Some areas, such as Appalachia, have received more assistance than others. The establishment of the Appalachian Regional Commission (ARC) in 1965 has meant Appalachian counties in 13 states have benefited from extra funding for economic development.

While both the national and Ohio poverty level decreased by around 60 percent in the 1960s, Washington County’s poverty level decreased by 88 percent.

The drastic drop brought the county on equal footing with the national poverty level-13.7 percent, but still fairly higher than the 10 percent state poverty level for 1969.

Appalachia has historically struggled with significantly higher poverty numbers and continues to do so, explained Bret Allphin, development director for Buckeye Hills-Hocking Regional Development District (BHHRDD), which administers funding for the ARC.

“I think we’ve gotten more (assistance), so our area has benefited more. But we’re still not keeping up. It goes to illustrate how serious and deep poverty is in Appalachia,” he said.

For example, the Ohio poverty level in 2000 was 10.6 percent. The Appalachian Ohio poverty level was 13 percent.

Of Ohio’s 88 counties, nine had a poverty rate above 20 percent, according to the 2007-2001 American Community Survey. All nine of those counties were in Appalachia. Conversely, only one of the 12 counties with a poverty rate below 10 percent was in Appalachia.

West Virginia, which falls entirely in Appalachia, still has a statewide poverty level hovering around 19 percent-just one percentage point lower than the national average in 1964.

Appalachia is rich in extractable resources, but that does not necessarily equate to regional wealth, explained Allphin.

“People have come and extracted goods, wealth, services, leaving us to deal with the economic ramifications. We’ve been in this boom and bust cycle and we’ve never really broken it,” he said.

Appalachia’s lack of infrastructure makes it difficult to draw business and long-lasting economic opportunities to the area, said Allphin. Buckeye Hills attempts to address those issues in part by funding better infrastructure and working toward diversifying local economics, he said.

Additionally, cultural problems can affect the workforce. Employability issues experienced everywhere seem amplified in the limited Appalachian workforce, said Allphin.

“We have massive workforce issues…You add on top of that folks that have drug problems, and chronic tardiness, and (lack of) professional demeanor. While every place has those issues, it just amplifies the impact locally,” he said.

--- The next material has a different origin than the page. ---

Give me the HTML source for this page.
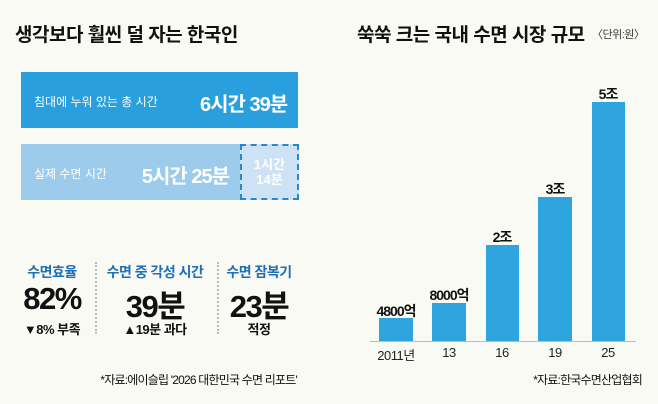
<!DOCTYPE html>
<html><head><meta charset="utf-8"><style>
body{margin:0;width:658px;height:404px;background:#fafaf5;position:relative;overflow:hidden;font-family:"Liberation Sans","Noto Sans CJK KR",sans-serif;}
div,span{position:absolute;white-space:nowrap;}
.t{font-weight:bold;font-size:19px;color:#111;letter-spacing:-0.5px;}
.w{color:#fff;}
.lab{font-size:14px;font-weight:bold;color:#1e6fb5;text-align:center;width:110px;letter-spacing:-0.5px}
.big{font-size:31px;font-weight:bold;color:#111;text-align:center;width:110px;letter-spacing:-1.5px}
.sub{font-size:13px;font-weight:bold;color:#111;text-align:center;width:110px;letter-spacing:-0.5px}
.bar{background:#2fa5e0}
.vl{font-size:14px;font-weight:bold;color:#111;text-align:center;width:70px;letter-spacing:-1px}
.xl{font-size:13px;color:#222;text-align:center;width:60px;letter-spacing:-0.5px}
</style></head><body>
<div class="t" style="left:15px;top:20px">생각보다 훨씬 덜 자는 한국인</div>
<div style="left:21px;top:72px;width:277px;height:56px;background:#2a9fdd"></div>
<div class="w" style="left:34px;top:93px;font-size:12px">침대에 누워 있는 총 시간</div>
<div class="w" style="left:200px;top:88px;width:87px;text-align:right;font-size:20px;font-weight:bold;letter-spacing:-1px">6시간 39분</div>
<div style="left:21px;top:144px;width:219px;height:56px;background:#9dcbec"></div>
<div style="left:240px;top:144px;width:55px;height:52px;background:#cde2f4;border:2px dashed #2a88c8"></div>
<div class="w" style="left:34px;top:165px;font-size:12px">실제 수면 시간</div>
<div class="w" style="left:140px;top:160px;width:89px;text-align:right;font-size:20px;font-weight:bold;letter-spacing:-1px">5시간 25분</div>
<div class="w" style="left:242px;top:157px;width:55px;text-align:center;font-size:13px;line-height:15px;font-weight:bold">1시간<br>14분</div>
<div class="lab" style="left:-3px;top:262px">수면효율</div>
<div class="lab" style="left:100px;top:262px">수면 중 각성 시간</div>
<div class="lab" style="left:204px;top:262px">수면 잠복기</div>
<div class="big" style="left:-3px;top:281px">82%</div>
<div class="big" style="left:100px;top:281px">39분</div>
<div class="big" style="left:204px;top:281px">23분</div>
<div class="sub" style="left:-3px;top:319px">▼8% 부족</div>
<div class="sub" style="left:100px;top:319px">▲19분 과다</div>
<div class="sub" style="left:204px;top:319px">적정</div>
<div style="left:95px;top:262px;height:72px;border-left:2px dotted #bbb"></div>
<div style="left:217px;top:262px;height:72px;border-left:2px dotted #bbb"></div>
<div style="left:100px;top:371px;width:197px;text-align:right;font-size:12px;color:#111;letter-spacing:-0.8px">*자료:에이슬립 '2026 대한민국 수면 리포트'</div>

<div class="t" style="left:357px;top:20px">쑥쑥 크는 국내 수면 시장 규모</div>
<div style="left:592px;top:26px;font-size:11px;color:#333;letter-spacing:-0.5px">〈단위:원〉</div>
<div class="bar" style="left:379px;top:318px;width:34px;height:23px"></div>
<div class="bar" style="left:432px;top:303px;width:34px;height:38px"></div>
<div class="bar" style="left:486px;top:245px;width:33px;height:96px"></div>
<div class="bar" style="left:538px;top:197px;width:34px;height:144px"></div>
<div class="bar" style="left:592px;top:102px;width:33px;height:239px"></div>
<div style="left:370px;top:341px;width:266px;height:1px;background:#bbb"></div>
<div class="vl" style="left:361px;top:301px">4800억</div>
<div class="vl" style="left:414px;top:285px">8000억</div>
<div class="vl" style="left:467px;top:227px">2조</div>
<div class="vl" style="left:520px;top:179px">3조</div>
<div class="vl" style="left:573px;top:84px">5조</div>
<div class="xl" style="left:366px;top:345px">2011년</div>
<div class="xl" style="left:419px;top:345px">13</div>
<div class="xl" style="left:472px;top:345px">16</div>
<div class="xl" style="left:525px;top:345px">19</div>
<div class="xl" style="left:578px;top:345px">25</div>
<div style="left:500px;top:371px;width:142px;text-align:right;font-size:12px;color:#111;letter-spacing:-0.8px">*자료:한국수면산업협회</div>
</body></html>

The area has not always lacked a lucrative industrial economy. On top of the start of many social programs, the heavy industrial manufacturing industry was a big boon to local and state economy in the 1950s and 1960s.

A plethora of plants along Ohio 7 were doing big business in those decades and into the 1970s, said Charlotte Keim, president and CEO of the Marietta Area Chamber of Commerce.

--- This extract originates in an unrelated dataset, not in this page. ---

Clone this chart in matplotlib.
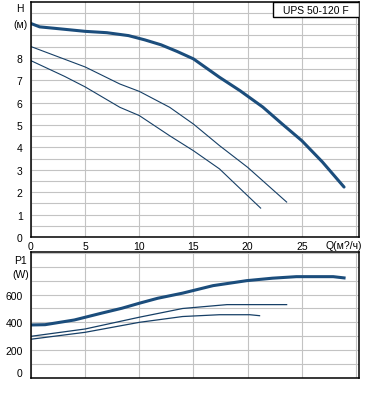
import matplotlib
matplotlib.use("Agg")
import matplotlib.pyplot as plt
from matplotlib.patches import Rectangle

plt.rcParams["font.family"] = ["Liberation Sans", "DejaVu Sans"]
plt.rcParams["font.size"] = 7.5

# --- data ---
# head curves H (m) vs Q (m3/h), three speeds
q_head_hi = [0, 0.8, 2.5, 5, 7, 9, 10.5, 12, 13.5, 15, 17.4, 19.3, 21.4, 23.2, 25, 26.9, 28.9]
h_head_hi = [9.53, 9.38, 9.3, 9.18, 9.12, 8.99, 8.8, 8.58, 8.28, 7.95, 7.13, 6.53, 5.8, 5.04, 4.3, 3.35, 2.23]

q_head_mid = [0, 5, 8.2, 10, 12.8, 15, 17.4, 20, 23.6]
h_head_mid = [8.5, 7.59, 6.83, 6.5, 5.79, 5.04, 4.08, 3.11, 1.56]

q_head_lo = [0, 3.1, 5, 8.2, 10, 12.8, 15, 17.4, 20, 21.2]
h_head_lo = [7.87, 7.17, 6.7, 5.79, 5.42, 4.52, 3.85, 3.04, 1.84, 1.29]

# power curves P1 (W) vs Q
q_pow_hi = [0, 1.3, 4, 6.5, 8.4, 10, 11.7, 14, 16.8, 19.9, 22.3, 24.5, 27.9, 28.9]
p_pow_hi = [381, 383, 417, 466, 502, 538, 574, 611, 665, 701, 719, 730, 730, 721]

q_pow_mid = [0, 5, 10, 14, 18.1, 23.6]
p_pow_mid = [299, 352, 437, 500, 528, 528]

q_pow_lo = [0, 5, 10, 14, 17.4, 20.2, 21.1]
p_pow_lo = [278, 328, 400, 442, 455, 455, 448]

x_ticks = [0, 5, 10, 15, 20, 25]
h_ticks = [0, 1, 2, 3, 4, 5, 6, 7, 8]
p_ticks = [0, 200, 400, 600]
title = "UPS 50-120 F"
q_label = "Q(м?/ч)"

thick_col = "#1b4d7c"
thin_col = "#163f66"
grid_col = "#c3c3c3"

W, H = 371, 414
fig = plt.figure(figsize=(W / 100, H / 100), dpi=100)

ax1 = fig.add_axes([31 / W, 1 - 238 / H, 328 / W, 235 / H])
ax2 = fig.add_axes([31 / W, 1 - 378.7 / H, 328 / W, 125.4 / H])

for ax in (ax1, ax2):
    ax.set_xlim(0, 30.28)
    ax.set_xticks(range(0, 31, 5))
    ax.grid(True, color=grid_col, lw=0.8)
    ax.tick_params(length=0, pad=6, labelsize=7.5)
    for s in ax.spines.values():
        s.set_color("black")
        s.set_linewidth(1.1)
    ax.set_axisbelow(True)

# upper: head
ax1.set_ylim(0, 10.49)
ax1.set_yticks([v / 2 for v in range(0, 21)])
ax1.set_yticklabels([str(v // 2) if v % 2 == 0 and v // 2 in h_ticks else "" for v in range(0, 21)])
ax1.set_xticklabels([str(v) if v in x_ticks else "" for v in range(0, 31, 5)])
ax1.tick_params(axis="x", pad=3)
ax1.text(1.01, -0.034, q_label, transform=ax1.transAxes, ha="right", va="center")
ax1.plot(q_head_hi, h_head_hi, color=thick_col, lw=2.2, solid_capstyle="round")
ax1.plot(q_head_mid, h_head_mid, color=thin_col, lw=0.8)
ax1.plot(q_head_lo, h_head_lo, color=thin_col, lw=0.8)
ax1.text(-0.022, 0.975, "H", transform=ax1.transAxes, ha="right", va="center")
ax1.text(-0.01, 0.905, "(м)", transform=ax1.transAxes, ha="right", va="center")
ax1.add_patch(Rectangle((0.738, 0.936), 0.262, 0.064, transform=ax1.transAxes,
                        facecolor="white", edgecolor="black", lw=1.0, zorder=5))
ax1.text(0.869, 0.968, title, transform=ax1.transAxes, ha="center", va="center", zorder=6)

# lower: power
ax2.set_ylim(0, 906)
ax2.set_yticks(range(0, 901, 100))
ax2.set_yticklabels([str(v) if v in p_ticks else "" for v in range(0, 901, 100)])
ax2.set_xticklabels([])
ax2.get_yticklabels()[0].set_verticalalignment("bottom")
ax2.plot(q_pow_hi, p_pow_hi, color=thick_col, lw=2.2)
ax2.plot(q_pow_mid, p_pow_mid, color=thin_col, lw=0.9)
ax2.plot(q_pow_lo, p_pow_lo, color=thin_col, lw=0.9)
ax2.text(-0.012, 0.94, "P1", transform=ax2.transAxes, ha="right", va="center")
ax2.text(-0.006, 0.83, "(W)", transform=ax2.transAxes, ha="right", va="center")

fig.savefig("out.png", dpi=100)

“In the 50s or 60s is when a lot of those plants were either built or expanded,” said Keim.

Kraton Polymers joined the chamber in 1962, bringing a lot of ancillary business into the area. At their peak, many area heavy industrial plants offered hundreds of good-paying jobs.

Then in the 1980s, several things started happening.

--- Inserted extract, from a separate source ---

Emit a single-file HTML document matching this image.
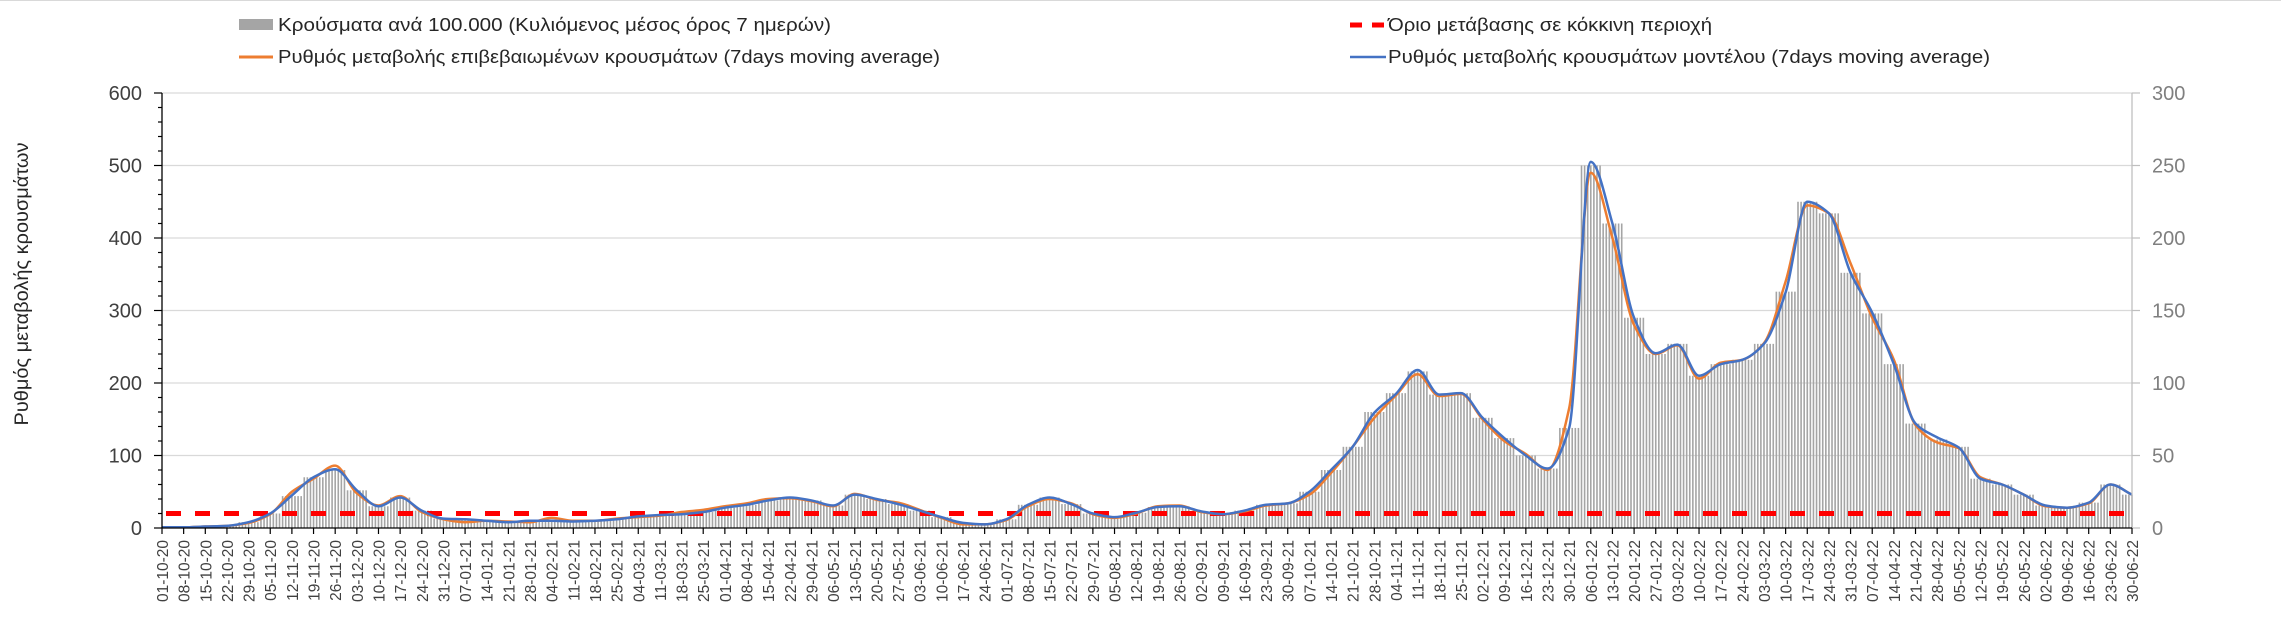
<!DOCTYPE html>
<html><head><meta charset="utf-8">
<style>
html,body{margin:0;padding:0;background:#fff;}
svg{display:block;font-family:"Liberation Sans",Arial,sans-serif;}
</style></head>
<body>
<svg id="chart" width="2281" height="621" viewBox="0 0 2281 621" xmlns="http://www.w3.org/2000/svg">
<rect x="0" y="0" width="2281" height="621" fill="#fff"/>
<line x1="0" y1="0.5" x2="2281" y2="0.5" stroke="#d9d9d9" stroke-width="1"/>
<g id="legend" font-size="18" fill="#262626">
  <g>
    <rect x="239" y="19" width="34" height="11" fill="#a5a5a5"/>
    <text x="278" y="31" textLength="553" lengthAdjust="spacingAndGlyphs">Κρούσματα ανά 100.000 (Κυλιόμενος μέσος όρος 7 ημερών)</text>
  </g>
  <g>
    <line x1="239" y1="57" x2="273" y2="57" stroke="#ed7d31" stroke-width="3"/>
    <text x="278" y="63" textLength="662" lengthAdjust="spacingAndGlyphs">Ρυθμός μεταβολής επιβεβαιωμένων κρουσμάτων (7days moving average)</text>
  </g>
  <g>
    <line x1="1350" y1="25" x2="1386" y2="25" stroke="#ff0000" stroke-width="5" stroke-dasharray="12,10"/>
    <text x="1388" y="31" textLength="324" lengthAdjust="spacingAndGlyphs">Όριο μετάβασης σε κόκκινη περιοχή</text>
  </g>
  <g>
    <line x1="1350" y1="57" x2="1386" y2="57" stroke="#4472c4" stroke-width="2.5"/>
    <text x="1388" y="63" textLength="602" lengthAdjust="spacingAndGlyphs">Ρυθμός μεταβολής κρουσμάτων μοντέλου (7days moving average)</text>
  </g>
</g>
<text x="0" y="0" transform="translate(28,284) rotate(-90)" text-anchor="middle" font-size="19" fill="#262626" textLength="283" lengthAdjust="spacingAndGlyphs">Ρυθμός μεταβολής κρουσμάτων</text>
<g id="grid"></g>
<g id="bars"></g>
<g id="threshold"></g>
<g id="lines"></g>
<g id="axes"></g>
</svg>
<script>
// weekly categories start 01-10-2020, 92 weekly points (day offset = 7*i)
const startDate = [2020, 9, 1];
const weekCount = 92;
const leftTicks = [0,100,200,300,400,500,600];
const rightTicks = [0,50,100,150,200,250,300];
const thresholdValue = [20];
// bars: cases per 100k, right axis (weekly)
const barValues = [0.5,0.5,1,1.5,4,10,22,35,40,26,15,21,12,6.5,6,5,4,5,5,4.5,5,6,8,9,9.5,11,14,16,19,21,19,15.5,23,20,16.5,12,7.5,3.5,2.5,6,16,21,16.5,10,7.5,10.5,14.5,15,11.5,9.5,12,16,17,25,40,56,80,93,108,92,93,76,62,50,41,69,250,210,145,120,127,105,113,116,127,163,225,217,176,148,113,72,61,56,34,30,23,15.5,14,17.5,30,23];
// blue model line, left axis (weekly)
const modelValues = [1,1,2,3,8,20,45,70,81,52,30,42,24,13,12,10,8,10,10,9,10,12,16,18,19,22,28,32,38,42,38,31,46,40,33,24,15,7,5,12,32,42,33,20,15,21,29,30,23,19,24,32,34,50,80,112,159,185,218,184,186,152,124,100,82,138,505,420,290,241,253,210,226,232,254,325,450,434,352,297,226,144,125,111,68,60,46,31,28,35,60,46];
// orange confirmed line, left axis (weekly)
const confirmedValues = [1,1,2,3,7,19,50,68,86,48,31,44,22,12,8,10,9,8,14,10,10,13,15,17,22,25,30,34,40,41,37,30,47,39,35,25,14,5,5,11,30,40,34,19,14,20,30,31,22,19,23,31,34,46,76,112,152,183,212,182,185,150,120,102,80,165,490,400,280,240,252,206,228,232,255,340,445,434,365,290,232,142,118,110,70,60,46,30,28,34,60,46];

const NS = "http://www.w3.org/2000/svg";
const X0 = 162, X1 = 2132, Y0 = 528, Y600 = 93;
const totalDays = 7*(weekCount-1);
function xDay(d){ return X0 + (X1-X0)*d/totalDays; }
function yLeft(v){ return Y0 - (Y0-Y600)*v/600; }
function yRight(v){ return Y0 - (Y0-Y600)*v/300; }
function mk(tag, attrs, parent){
  const el = document.createElementNS(NS, tag);
  for (const k in attrs) el.setAttribute(k, attrs[k]);
  parent.appendChild(el);
  return el;
}
const grid = document.getElementById('grid');
leftTicks.forEach(t=>{
  if(t===0) return;
  const l = mk('line',{x1:X0,x2:X1,y1:yLeft(t),y2:yLeft(t),stroke:'#d9d9d9','stroke-width':1.3},grid);
  
  
});
// bars
const bars = document.getElementById('bars');
barValues.forEach((v,i)=>{
  for(let k=-3;k<=3;k++){
    const d = i*7+k;
    if(d<0||d>totalDays) continue;
    const x = xDay(d);
    const r = mk('rect',{x:(x-0.8).toFixed(2),y:yRight(v).toFixed(2),width:1.6,height:(Y0-yRight(v)).toFixed(2),fill:'#a5a5a5'},bars);
    
    
  }
});
// threshold
const th = document.getElementById('threshold');
const tl = mk('line',{x1:X0+4,x2:X1,y1:yLeft(thresholdValue[0]),y2:yLeft(thresholdValue[0]),stroke:'#ff0000','stroke-width':5,'stroke-dasharray':'15,14'},th);


// monotone cubic path (no overshoot)
function smoothPath(vals){
  const xs = vals.map((v,i)=>xDay(i*7));
  const ys = vals.map(v=>yLeft(v));
  const n = xs.length;
  const dx=[], m=[], t=new Array(n);
  for(let i=0;i<n-1;i++){ dx.push(xs[i+1]-xs[i]); m.push((ys[i+1]-ys[i])/dx[i]); }
  t[0]=m[0]; t[n-1]=m[n-2];
  for(let i=1;i<n-1;i++){
    if(m[i-1]*m[i]<=0) t[i]=0;
    else t[i]=3*(dx[i-1]+dx[i])/((2*dx[i]+dx[i-1])/m[i-1]+(dx[i]+2*dx[i-1])/m[i]);
  }
  let d='M'+xs[0].toFixed(2)+','+ys[0].toFixed(2);
  for(let i=0;i<n-1;i++){
    const h=dx[i]/3;
    d+=' C'+(xs[i]+h).toFixed(2)+','+(ys[i]+t[i]*h).toFixed(2)+' '+(xs[i+1]-h).toFixed(2)+','+(ys[i+1]-t[i+1]*h).toFixed(2)+' '+xs[i+1].toFixed(2)+','+ys[i+1].toFixed(2);
  }
  return d;
}
const lines = document.getElementById('lines');
const po = mk('path',{d:smoothPath(confirmedValues),fill:'none',stroke:'#ed7d31','stroke-width':2.5,'stroke-linejoin':'round'},lines);


const pb = mk('path',{d:smoothPath(modelValues),fill:'none',stroke:'#4472c4','stroke-width':2.5,'stroke-linejoin':'round'},lines);


// axes
const ax = document.getElementById('axes');
const la = mk('line',{x1:X0,x2:X0,y1:Y600,y2:Y0,stroke:'#000','stroke-width':1.3},ax);


for(let v=0;v<=600;v+=20){
  const major = v%100===0;
  const t = mk('line',{x1:major?X0-8:X0-4,x2:X0,y1:yLeft(v),y2:yLeft(v),stroke:'#000','stroke-width':1.2},ax);
  
  
}
leftTicks.forEach(v=>{
  const t = mk('text',{x:142,y:yLeft(v)+7,'text-anchor':'end','font-size':20,fill:'#404040'},ax);
  t.textContent = v;
  
  
});
const ra = mk('line',{x1:X1,x2:X1,y1:Y600,y2:Y0,stroke:'#bfbfbf','stroke-width':1.3},ax);


rightTicks.forEach(v=>{
  const tk = mk('line',{x1:X1,x2:X1+8,y1:yRight(v),y2:yRight(v),stroke:'#bfbfbf','stroke-width':1.2},ax);
  
  
  const t = mk('text',{x:2152,y:yRight(v)+7,'text-anchor':'start','font-size':20,fill:'#7f7f7f'},ax);
  t.textContent = v;
  
  
});
const xa = mk('line',{x1:X0,x2:X1,y1:Y0,y2:Y0,stroke:'#000','stroke-width':1.3},ax);


function pad(n){return (n<10?'0':'')+n;}
for(let i=0;i<weekCount;i++){
  const d = new Date(Date.UTC(startDate[0],startDate[1],startDate[2]+i*7));
  const lab = pad(d.getUTCDate())+'-'+pad(d.getUTCMonth()+1)+'-'+pad(d.getUTCFullYear()%100);
  const x = xDay(i*7);
  const tk = mk('line',{x1:x,x2:x,y1:Y0,y2:Y0+6,stroke:'#000','stroke-width':1.2},ax);
  
  
  const t = mk('text',{x:0,y:0,transform:'translate('+(x+6).toFixed(2)+',540) rotate(-90)','text-anchor':'end','font-size':15.5,fill:'#404040'},ax);
  t.textContent = lab;
  
  
}
</script>
</body></html>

“There was a big movement to move companies out of the U.S., and we had a real decline in income,” said Cole.

At the same time, plants like those along Ohio 7 became more and more automated, added Keim.

The United States, Ohio and Washington County all saw their poverty levels rise in the 1980s. The numbers all dipped again slightly in the 1990s, but today the nation, state, and county all have higher poverty rates than they did in 1989.

Many, like Cole, cite job growth as one of the biggest potential solutions.

“We need to come up with incentives for companies to hire. I think it was in 1961 that (President John F.) Kennedy made a trip to West Virginia to talk about the need to replace jobs gotten rid of by automation. We still need to talk about that,” he said.

Tom Ballengee, director of Washington County Job and Family Services, agreed.

“The industry is still there, you just don’t need all the people to do the same type of job. And the jobs have gotten so specific. A lot of these companies are looking for people with more training, education and background, ” he said.